Leave out any pictures and transcribe all other data below exactly.

** START OF RECORDED INFORMATION **

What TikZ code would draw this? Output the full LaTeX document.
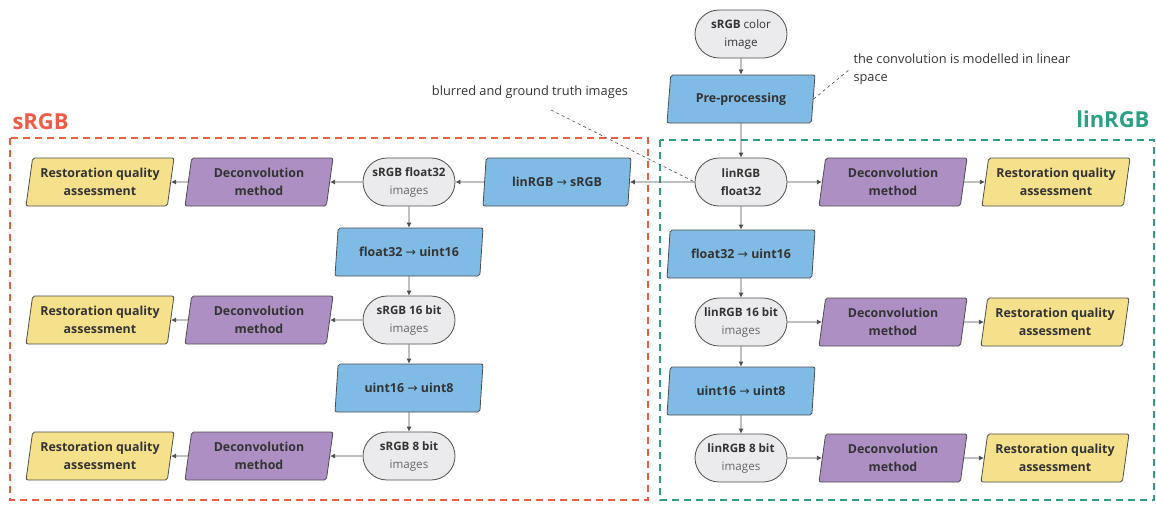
\documentclass[tikz,border=0pt]{standalone}
\usepackage{fontspec}
\setmainfont{Open Sans}
\newfontfamily\symfont{DejaVu Sans}
\usepackage{xcolor}
\usetikzlibrary{shapes.geometric,shapes.misc,arrows.meta,positioning}

\definecolor{stadfill}{HTML}{EBEBEE}
\definecolor{edgegray}{HTML}{4D4D4D}
\definecolor{convblue}{HTML}{80BBE6}
\definecolor{deconvpurple}{HTML}{AD8FC4}
\definecolor{assessyellow}{HTML}{F5E08B}
\definecolor{srgbred}{HTML}{EF5B44}
\definecolor{linteal}{HTML}{2E9E86}
\definecolor{txtdark}{HTML}{333333}
\definecolor{txtgray}{HTML}{666666}

\newcommand{\arr}{{\symfont\mdseries →}}
\newcommand{\imgs}{\textcolor{txtgray}{images}}

\tikzset{
  imgnode/.style={draw=edgegray, fill=stadfill, rounded rectangle, minimum width=100pt,
    minimum height=48pt, inner xsep=4pt, align=center, text=txtdark, line width=0.8pt,
    font=\fontsize{11.6}{18}\selectfont},
  para/.style={draw=edgegray, trapezium, trapezium left angle=79, trapezium right angle=101,
    trapezium stretches body, minimum width=148pt, minimum height=48pt, inner xsep=2pt,
    align=center, rounded corners=2pt, text=txtdark, line width=0.8pt,
    font=\bfseries\fontsize{12.4}{18}\selectfont},
  convbox/.style={para, fill=convblue},
  deconvbox/.style={para, fill=deconvpurple},
  assessbox/.style={para, fill=assessyellow},
  flow/.style={-{Latex[length=5pt,width=5pt]}, draw=edgegray, line width=0.8pt},
  note/.style={dashed, draw=edgegray, line width=0.6pt},
  notetext/.style={text=txtdark, font=\fontsize{12.8}{18}\selectfont},
  region/.style={dashed, line width=1.6pt, dash pattern=on 7pt off 5pt},
}

\begin{document}
\begin{tikzpicture}[x=1pt, y=-1pt, node distance=68pt]
\useasboundingbox (0,0) rectangle (1156,504);

% colour space regions
\draw[region, srgbred] (10,138) rectangle (648,500);
\draw[region, linteal] (660,140) rectangle (1154,500);
\node[anchor=west, text=srgbred, font=\bfseries\fontsize{22}{24}\selectfont] (srgblabel) at (9,122) {sRGB};
\node[anchor=east, text=linteal, font=\bfseries\fontsize{22}{24}\selectfont] (linlabel) at (1153,119) {linRGB};

% linear branch
\node[imgnode] (colorimg) at (741,34) {\textbf{sRGB} color\\image};
\node[convbox, below of=colorimg, node distance=65pt] (preproc) {Pre-processing};
\node[imgnode, below of=preproc, node distance=83pt] (linfloat) {\textbf{linRGB}\\\textbf{float32}};
\node[deconvbox, right of=linfloat, node distance=152pt] (lindeconvA) {Deconvolution\\method};
\node[assessbox, right of=lindeconvA, node distance=163pt] (linassessA) {Restoration quality\\assessment};
\node[convbox, below of=linfloat, node distance=72pt] (linconvA) {float32 \arr{} uint16};
\node[imgnode, below of=linconvA] (linsixteen) {\textbf{linRGB 16 bit}\\\imgs};
\node[deconvbox, right of=linsixteen, node distance=152pt] (lindeconvB) {Deconvolution\\method};
\node[assessbox, right of=lindeconvB, node distance=162pt] (linassessB) {Restoration quality\\assessment};
\node[convbox, below of=linsixteen, node distance=69pt] (linconvB) {uint16 \arr{} uint8};
\node[imgnode, below of=linconvB, node distance=67pt] (lineight) {\textbf{linRGB 8 bit}\\\imgs};
\node[deconvbox, right of=lineight, node distance=152pt] (lindeconvC) {Deconvolution\\method};
\node[assessbox, right of=lindeconvC, node distance=162pt] (linassessC) {Restoration quality\\assessment};

% sRGB branch
\node[convbox, left of=linfloat, node distance=184pt] (linsrgb) {linRGB \arr{} sRGB};
\node[imgnode, left of=linsrgb, node distance=148pt] (srgbfloat) {\textbf{sRGB float32}\\\imgs};
\node[deconvbox, left of=srgbfloat, node distance=150pt] (srgbdeconvA) {Deconvolution\\method};
\node[assessbox, left of=srgbdeconvA, node distance=159pt] (srgbassessA) {Restoration quality\\assessment};
\node[convbox, below of=srgbfloat, node distance=70pt] (srgbconvA) {float32 \arr{} uint16};
\node[imgnode, below of=srgbconvA] (srgbsixteen) {\textbf{sRGB 16 bit}\\\imgs};
\node[deconvbox, left of=srgbsixteen, node distance=150pt] (srgbdeconvB) {Deconvolution\\method};
\node[assessbox, left of=srgbdeconvB, node distance=159pt] (srgbassessB) {Restoration quality\\assessment};
\node[convbox, below of=srgbsixteen] (srgbconvB) {uint16 \arr{} uint8};
\node[imgnode, below of=srgbconvB] (srgbeight) {\textbf{sRGB 8 bit}\\\imgs};
\node[deconvbox, left of=srgbeight, node distance=150pt] (srgbdeconvC) {Deconvolution\\method};
\node[assessbox, left of=srgbdeconvC, node distance=159pt] (srgbassessC) {Restoration quality\\assessment};

% notes
\node[notetext, anchor=west, align=left] (convnote) at (850,69) {the convolution is modelled in linear\\space};
\node[notetext] (blurnote) at (530,92) {blurred and ground truth images};
\coordinate (blurtail) at (551,110);
\draw[note] (preproc.east) -- (convnote.west);
\draw[note] (blurtail) -- (linfloat.west);

% flows
\draw[flow] (colorimg) -- (preproc);
\draw[flow] (preproc) -- (linfloat);
\draw[flow] (linfloat) -- (lindeconvA);
\draw[flow] (lindeconvA) -- (linassessA);
\draw[flow] (linfloat) -- (linconvA);
\draw[flow] (linconvA) -- (linsixteen);
\draw[flow] (linsixteen) -- (lindeconvB);
\draw[flow] (lindeconvB) -- (linassessB);
\draw[flow] (linsixteen) -- (linconvB);
\draw[flow] (linconvB) -- (lineight);
\draw[flow] (lineight) -- (lindeconvC);
\draw[flow] (lindeconvC) -- (linassessC);
\draw[flow] (linfloat) -- (linsrgb);
\draw[flow] (linsrgb) -- (srgbfloat);
\draw[flow] (srgbfloat) -- (srgbdeconvA);
\draw[flow] (srgbdeconvA) -- (srgbassessA);
\draw[flow] (srgbfloat) -- (srgbconvA);
\draw[flow] (srgbconvA) -- (srgbsixteen);
\draw[flow] (srgbsixteen) -- (srgbdeconvB);
\draw[flow] (srgbdeconvB) -- (srgbassessB);
\draw[flow] (srgbsixteen) -- (srgbconvB);
\draw[flow] (srgbconvB) -- (srgbeight);
\draw[flow] (srgbeight) -- (srgbdeconvC);
\draw[flow] (srgbdeconvC) -- (srgbassessC);
\end{tikzpicture}
\end{document}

** END OF RECORDED INFORMATION **

THE RESULT:
What TikZ code would draw this? Output the full LaTeX document.
\documentclass[tikz,border=0pt]{standalone}
\usepackage{fontspec}
\setmainfont{Open Sans}
\newfontfamily\symfont{DejaVu Sans}
\usepackage{xcolor}
\usetikzlibrary{shapes.geometric,shapes.misc,arrows.meta,positioning}

\definecolor{stadfill}{HTML}{EBEBEE}
\definecolor{edgegray}{HTML}{4D4D4D}
\definecolor{convblue}{HTML}{80BBE6}
\definecolor{deconvpurple}{HTML}{AD8FC4}
\definecolor{assessyellow}{HTML}{F5E08B}
\definecolor{srgbred}{HTML}{EF5B44}
\definecolor{linteal}{HTML}{2E9E86}
\definecolor{txtdark}{HTML}{333333}
\definecolor{txtgray}{HTML}{666666}

\newcommand{\arr}{{\symfont\mdseries →}}
\newcommand{\imgs}{\textcolor{txtgray}{images}}

\tikzset{
  imgnode/.style={draw=edgegray, fill=stadfill, rounded rectangle, minimum width=100pt,
    minimum height=48pt, inner xsep=4pt, align=center, text=txtdark, line width=0.8pt,
    font=\fontsize{11.6}{18}\selectfont},
  para/.style={draw=edgegray, trapezium, trapezium left angle=79, trapezium right angle=101,
    trapezium stretches body, minimum width=148pt, minimum height=48pt, inner xsep=2pt,
    align=center, rounded corners=2pt, text=txtdark, line width=0.8pt,
    font=\bfseries\fontsize{12.4}{18}\selectfont},
  convbox/.style={para, fill=convblue},
  deconvbox/.style={para, fill=deconvpurple},
  assessbox/.style={para, fill=assessyellow},
  flow/.style={-{Latex[length=5pt,width=5pt]}, draw=edgegray, line width=0.8pt},
  note/.style={dashed, draw=edgegray, line width=0.6pt},
  notetext/.style={text=txtdark, font=\fontsize{12.8}{18}\selectfont},
  region/.style={dashed, line width=1.6pt, dash pattern=on 7pt off 5pt},
}

\begin{document}
\begin{tikzpicture}[x=1pt, y=-1pt, node distance=68pt]
\useasboundingbox (0,0) rectangle (1156,504);

% colour space regions
\draw[region, srgbred] (10,138) rectangle (648,500);
\draw[region, linteal] (660,140) rectangle (1154,500);
\node[anchor=west, text=srgbred, font=\bfseries\fontsize{22}{24}\selectfont] (srgblabel) at (9,122) {sRGB};
\node[anchor=east, text=linteal, font=\bfseries\fontsize{22}{24}\selectfont] (linlabel) at (1153,119) {linRGB};

% linear branch
\node[imgnode] (colorimg) at (741,34) {\textbf{sRGB} color\\image};
\node[convbox, below of=colorimg, node distance=65pt] (preproc) {Pre-processing};
\node[imgnode, below of=preproc, node distance=83pt] (linfloat) {\textbf{linRGB}\\\textbf{float32}};
\node[deconvbox, right of=linfloat, node distance=152pt] (lindeconvA) {Deconvolution\\method};
\node[assessbox, right of=lindeconvA, node distance=163pt] (linassessA) {Restoration quality\\assessment};
\node[convbox, below of=linfloat, node distance=72pt] (linconvA) {float32 \arr{} uint16};
\node[imgnode, below of=linconvA] (linsixteen) {\textbf{linRGB 16 bit}\\\imgs};
\node[deconvbox, right of=linsixteen, node distance=152pt] (lindeconvB) {Deconvolution\\method};
\node[assessbox, right of=lindeconvB, node distance=162pt] (linassessB) {Restoration quality\\assessment};
\node[convbox, below of=linsixteen, node distance=69pt] (linconvB) {uint16 \arr{} uint8};
\node[imgnode, below of=linconvB, node distance=67pt] (lineight) {\textbf{linRGB 8 bit}\\\imgs};
\node[deconvbox, right of=lineight, node distance=152pt] (lindeconvC) {Deconvolution\\method};
\node[assessbox, right of=lindeconvC, node distance=162pt] (linassessC) {Restoration quality\\assessment};

% sRGB branch
\node[convbox, left of=linfloat, node distance=184pt] (linsrgb) {linRGB \arr{} sRGB};
\node[imgnode, left of=linsrgb, node distance=148pt] (srgbfloat) {\textbf{sRGB float32}\\\imgs};
\node[deconvbox, left of=srgbfloat, node distance=150pt] (srgbdeconvA) {Deconvolution\\method};
\node[assessbox, left of=srgbdeconvA, node distance=159pt] (srgbassessA) {Restoration quality\\assessment};
\node[convbox, below of=srgbfloat, node distance=70pt] (srgbconvA) {float32 \arr{} uint16};
\node[imgnode, below of=srgbconvA] (srgbsixteen) {\textbf{sRGB 16 bit}\\\imgs};
\node[deconvbox, left of=srgbsixteen, node distance=150pt] (srgbdeconvB) {Deconvolution\\method};
\node[assessbox, left of=srgbdeconvB, node distance=159pt] (srgbassessB) {Restoration quality\\assessment};
\node[convbox, below of=srgbsixteen] (srgbconvB) {uint16 \arr{} uint8};
\node[imgnode, below of=srgbconvB] (srgbeight) {\textbf{sRGB 8 bit}\\\imgs};
\node[deconvbox, left of=srgbeight, node distance=150pt] (srgbdeconvC) {Deconvolution\\method};
\node[assessbox, left of=srgbdeconvC, node distance=159pt] (srgbassessC) {Restoration quality\\assessment};

% notes
\node[notetext, anchor=west, align=left] (convnote) at (850,69) {the convolution is modelled in linear\\space};
\node[notetext] (blurnote) at (530,92) {blurred and ground truth images};
\coordinate (blurtail) at (551,110);
\draw[note] (preproc.east) -- (convnote.west);
\draw[note] (blurtail) -- (linfloat.west);

% flows
\draw[flow] (colorimg) -- (preproc);
\draw[flow] (preproc) -- (linfloat);
\draw[flow] (linfloat) -- (lindeconvA);
\draw[flow] (lindeconvA) -- (linassessA);
\draw[flow] (linfloat) -- (linconvA);
\draw[flow] (linconvA) -- (linsixteen);
\draw[flow] (linsixteen) -- (lindeconvB);
\draw[flow] (lindeconvB) -- (linassessB);
\draw[flow] (linsixteen) -- (linconvB);
\draw[flow] (linconvB) -- (lineight);
\draw[flow] (lineight) -- (lindeconvC);
\draw[flow] (lindeconvC) -- (linassessC);
\draw[flow] (linfloat) -- (linsrgb);
\draw[flow] (linsrgb) -- (srgbfloat);
\draw[flow] (srgbfloat) -- (srgbdeconvA);
\draw[flow] (srgbdeconvA) -- (srgbassessA);
\draw[flow] (srgbfloat) -- (srgbconvA);
\draw[flow] (srgbconvA) -- (srgbsixteen);
\draw[flow] (srgbsixteen) -- (srgbdeconvB);
\draw[flow] (srgbdeconvB) -- (srgbassessB);
\draw[flow] (srgbsixteen) -- (srgbconvB);
\draw[flow] (srgbconvB) -- (srgbeight);
\draw[flow] (srgbeight) -- (srgbdeconvC);
\draw[flow] (srgbdeconvC) -- (srgbassessC);
\end{tikzpicture}
\end{document}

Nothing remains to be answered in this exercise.